TASK DIRECTIONS
Copy the data exactly; pictures stay out of the copy.

++++++++

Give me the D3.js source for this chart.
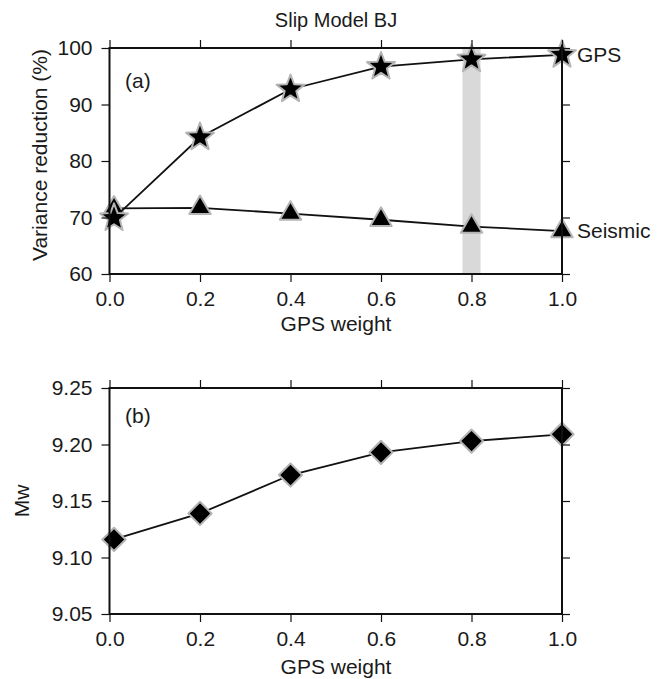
<!DOCTYPE html>
<html>
<head>
<meta charset="utf-8">
<script src="https://cdn.jsdelivr.net/npm/d3@7"></script>
<style>
  body { margin: 0; background: #fff; }
  svg { display: block; }
  text { font-family: "Liberation Sans", Arial, sans-serif; fill: #1a1a1a; }
</style>
</head>
<body>
<div id="chart"></div>
<script>
// data
var weights = [0.01, 0.2, 0.4, 0.6, 0.8, 1.0];
var gpsVR = [69.9, 84.2, 92.7, 96.7, 98.0, 98.8];
var seismicVR = [71.6, 71.7, 70.7, 69.6, 68.4, 67.6];
var mw = [9.116, 9.139, 9.173, 9.193, 9.203, 9.209];
var chosenWeight = [0.78, 0.82];
var xTicks = [0, 0.2, 0.4, 0.6, 0.8, 1.0];
var vrTicks = [60, 70, 80, 90, 100];
var mwTicks = [9.05, 9.10, 9.15, 9.20, 9.25];

var W = 658, H = 679;
var svg = d3.select("#chart").append("svg")
	.attr("width", W)
	.attr("height", H);
svg.append("rect").attr("width", W).attr("height", H).attr("fill", "#fff");

var x = d3.scaleLinear().domain([0, 1]).range([109.5, 562]);
var yA = d3.scaleLinear().domain([60, 100]).range([274, 48]);
var yB = d3.scaleLinear().domain([9.05, 9.25]).range([614, 388]);

var FS = 21;

//Five point star, R = sqrt(size)
var fatStar = {
	draw: function(ctx, size) {
		var R = Math.sqrt(size), r = R * 0.42;
		for (var i = 0; i < 10; i++) {
			var a = -Math.PI / 2 + i * Math.PI / 5, rr = i % 2 ? r : R;
			if (i === 0) ctx.moveTo(rr * Math.cos(a), rr * Math.sin(a));
			else ctx.lineTo(rr * Math.cos(a), rr * Math.sin(a));
		}
		ctx.closePath();
	}
};

//Draws frame with outward ticks on all four sides
function frame(g, y, yTicks, yFmt) {
	var top = y.range()[1], bot = y.range()[0];
	var axes = [
		[d3.axisBottom(x).tickValues(xTicks).tickFormat(d3.format(".1f")).tickPadding(9), bot, null],
		[d3.axisTop(x).tickValues(xTicks).tickFormat(""), top, null],
		[d3.axisLeft(y).tickValues(yTicks).tickFormat(d3.format(yFmt)).tickPadding(9), null, x.range()[0]],
		[d3.axisRight(y).tickValues(yTicks).tickFormat(""), null, x.range()[1]]
	];
	axes.forEach(function(a) {
		var ax = g.append("g")
			.attr("transform", a[1] !== null ? "translate(0," + a[1] + ")" : "translate(" + a[2] + ",0)")
			.call(a[0].tickSize(8).tickSizeOuter(0));
		ax.select(".domain").remove();
		ax.selectAll(".tick line").attr("stroke", "#111").attr("stroke-width", 1.2);
		ax.selectAll(".tick text").attr("font-size", FS).attr("fill", "#1a1a1a")
			.style("font-family", "'Liberation Sans', Arial, sans-serif");
	});
	g.append("rect")
		.attr("x", x.range()[0]).attr("y", top)
		.attr("width", x.range()[1] - x.range()[0]).attr("height", bot - top)
		.attr("fill", "none").attr("stroke", "#111").attr("stroke-width", 2);
}

function series(g, xs, ys, y, sym, size, rot) {
	var line = d3.line().x(function(d, i) { return x(xs[i]); }).y(function(d) { return y(d); });
	g.append("path").datum(ys)
		.attr("d", line)
		.attr("fill", "none").attr("stroke", "#111").attr("stroke-width", 1.8);
	g.selectAll(null).data(ys).enter().append("path")
		.attr("d", d3.symbol().type(sym).size(size))
		.attr("transform", function(d, i) { return "translate(" + x(xs[i]) + "," + y(d) + ") rotate(" + (rot || 0) + ")"; })
		.attr("fill", "#000")
		.attr("stroke", "#b4b4b4").attr("stroke-width", 2).attr("stroke-linejoin", "round");
}

// Panel (a)
var ga = svg.append("g");
ga.append("rect")
	.attr("x", x(chosenWeight[0])).attr("y", yA(100))
	.attr("width", x(chosenWeight[1]) - x(chosenWeight[0])).attr("height", yA(60) - yA(100))
	.attr("fill", "#d9d9d9");
series(ga, weights, seismicVR, yA, d3.symbolTriangle, 200);
series(ga, weights, gpsVR, yA, fatStar, 215);
frame(ga, yA, vrTicks, "d");

ga.append("text").attr("x", 336).attr("y", 27).attr("text-anchor", "middle")
	.attr("font-size", 20).text("Slip Model BJ");
ga.append("text").attr("x", 125).attr("y", 88).attr("font-size", FS).text("(a)");
ga.append("text").attr("x", 577).attr("y", yA(gpsVR[5]) + 7).attr("font-size", FS).text("GPS");
ga.append("text").attr("x", 577).attr("y", yA(seismicVR[5]) + 7).attr("font-size", FS).text("Seismic");
ga.append("text").attr("x", 336).attr("y", 331).attr("text-anchor", "middle")
	.attr("font-size", FS).text("GPS weight");
ga.append("text").attr("transform", "translate(47,155) rotate(-90)").attr("text-anchor", "middle")
	.attr("font-size", FS).text("Variance reduction (%)");

// Panel (b)
var gb = svg.append("g");
series(gb, weights, mw, yB, d3.symbolSquare, 270, 45);
frame(gb, yB, mwTicks, ".2f");

gb.append("text").attr("x", 125).attr("y", 423).attr("font-size", FS).text("(b)");
gb.append("text").attr("x", 336).attr("y", 674).attr("text-anchor", "middle")
	.attr("font-size", FS).text("GPS weight");
gb.append("text").attr("transform", "translate(29,501) rotate(-90)").attr("text-anchor", "middle")
	.attr("font-size", FS).text("Mw");
</script>
</body>
</html>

++++++++

FINAL ANSWER
Give me the D3.js source for this chart.
<!DOCTYPE html>
<html>
<head>
<meta charset="utf-8">
<script src="https://cdn.jsdelivr.net/npm/d3@7"></script>
<style>
  body { margin: 0; background: #fff; }
  svg { display: block; }
  text { font-family: "Liberation Sans", Arial, sans-serif; fill: #1a1a1a; }
</style>
</head>
<body>
<div id="chart"></div>
<script>
// data
var weights = [0.01, 0.2, 0.4, 0.6, 0.8, 1.0];
var gpsVR = [69.9, 84.2, 92.7, 96.7, 98.0, 98.8];
var seismicVR = [71.6, 71.7, 70.7, 69.6, 68.4, 67.6];
var mw = [9.116, 9.139, 9.173, 9.193, 9.203, 9.209];
var chosenWeight = [0.78, 0.82];
var xTicks = [0, 0.2, 0.4, 0.6, 0.8, 1.0];
var vrTicks = [60, 70, 80, 90, 100];
var mwTicks = [9.05, 9.10, 9.15, 9.20, 9.25];

var W = 658, H = 679;
var svg = d3.select("#chart").append("svg")
	.attr("width", W)
	.attr("height", H);
svg.append("rect").attr("width", W).attr("height", H).attr("fill", "#fff");

var x = d3.scaleLinear().domain([0, 1]).range([109.5, 562]);
var yA = d3.scaleLinear().domain([60, 100]).range([274, 48]);
var yB = d3.scaleLinear().domain([9.05, 9.25]).range([614, 388]);

var FS = 21;

//Five point star, R = sqrt(size)
var fatStar = {
	draw: function(ctx, size) {
		var R = Math.sqrt(size), r = R * 0.42;
		for (var i = 0; i < 10; i++) {
			var a = -Math.PI / 2 + i * Math.PI / 5, rr = i % 2 ? r : R;
			if (i === 0) ctx.moveTo(rr * Math.cos(a), rr * Math.sin(a));
			else ctx.lineTo(rr * Math.cos(a), rr * Math.sin(a));
		}
		ctx.closePath();
	}
};

//Draws frame with outward ticks on all four sides
function frame(g, y, yTicks, yFmt) {
	var top = y.range()[1], bot = y.range()[0];
	var axes = [
		[d3.axisBottom(x).tickValues(xTicks).tickFormat(d3.format(".1f")).tickPadding(9), bot, null],
		[d3.axisTop(x).tickValues(xTicks).tickFormat(""), top, null],
		[d3.axisLeft(y).tickValues(yTicks).tickFormat(d3.format(yFmt)).tickPadding(9), null, x.range()[0]],
		[d3.axisRight(y).tickValues(yTicks).tickFormat(""), null, x.range()[1]]
	];
	axes.forEach(function(a) {
		var ax = g.append("g")
			.attr("transform", a[1] !== null ? "translate(0," + a[1] + ")" : "translate(" + a[2] + ",0)")
			.call(a[0].tickSize(8).tickSizeOuter(0));
		ax.select(".domain").remove();
		ax.selectAll(".tick line").attr("stroke", "#111").attr("stroke-width", 1.2);
		ax.selectAll(".tick text").attr("font-size", FS).attr("fill", "#1a1a1a")
			.style("font-family", "'Liberation Sans', Arial, sans-serif");
	});
	g.append("rect")
		.attr("x", x.range()[0]).attr("y", top)
		.attr("width", x.range()[1] - x.range()[0]).attr("height", bot - top)
		.attr("fill", "none").attr("stroke", "#111").attr("stroke-width", 2);
}

function series(g, xs, ys, y, sym, size, rot) {
	var line = d3.line().x(function(d, i) { return x(xs[i]); }).y(function(d) { return y(d); });
	g.append("path").datum(ys)
		.attr("d", line)
		.attr("fill", "none").attr("stroke", "#111").attr("stroke-width", 1.8);
	g.selectAll(null).data(ys).enter().append("path")
		.attr("d", d3.symbol().type(sym).size(size))
		.attr("transform", function(d, i) { return "translate(" + x(xs[i]) + "," + y(d) + ") rotate(" + (rot || 0) + ")"; })
		.attr("fill", "#000")
		.attr("stroke", "#b4b4b4").attr("stroke-width", 2).attr("stroke-linejoin", "round");
}

// Panel (a)
var ga = svg.append("g");
ga.append("rect")
	.attr("x", x(chosenWeight[0])).attr("y", yA(100))
	.attr("width", x(chosenWeight[1]) - x(chosenWeight[0])).attr("height", yA(60) - yA(100))
	.attr("fill", "#d9d9d9");
series(ga, weights, seismicVR, yA, d3.symbolTriangle, 200);
series(ga, weights, gpsVR, yA, fatStar, 215);
frame(ga, yA, vrTicks, "d");

ga.append("text").attr("x", 336).attr("y", 27).attr("text-anchor", "middle")
	.attr("font-size", 20).text("Slip Model BJ");
ga.append("text").attr("x", 125).attr("y", 88).attr("font-size", FS).text("(a)");
ga.append("text").attr("x", 577).attr("y", yA(gpsVR[5]) + 7).attr("font-size", FS).text("GPS");
ga.append("text").attr("x", 577).attr("y", yA(seismicVR[5]) + 7).attr("font-size", FS).text("Seismic");
ga.append("text").attr("x", 336).attr("y", 331).attr("text-anchor", "middle")
	.attr("font-size", FS).text("GPS weight");
ga.append("text").attr("transform", "translate(47,155) rotate(-90)").attr("text-anchor", "middle")
	.attr("font-size", FS).text("Variance reduction (%)");

// Panel (b)
var gb = svg.append("g");
series(gb, weights, mw, yB, d3.symbolSquare, 270, 45);
frame(gb, yB, mwTicks, ".2f");

gb.append("text").attr("x", 125).attr("y", 423).attr("font-size", FS).text("(b)");
gb.append("text").attr("x", 336).attr("y", 674).attr("text-anchor", "middle")
	.attr("font-size", FS).text("GPS weight");
gb.append("text").attr("transform", "translate(29,501) rotate(-90)").attr("text-anchor", "middle")
	.attr("font-size", FS).text("Mw");
</script>
</body>
</html>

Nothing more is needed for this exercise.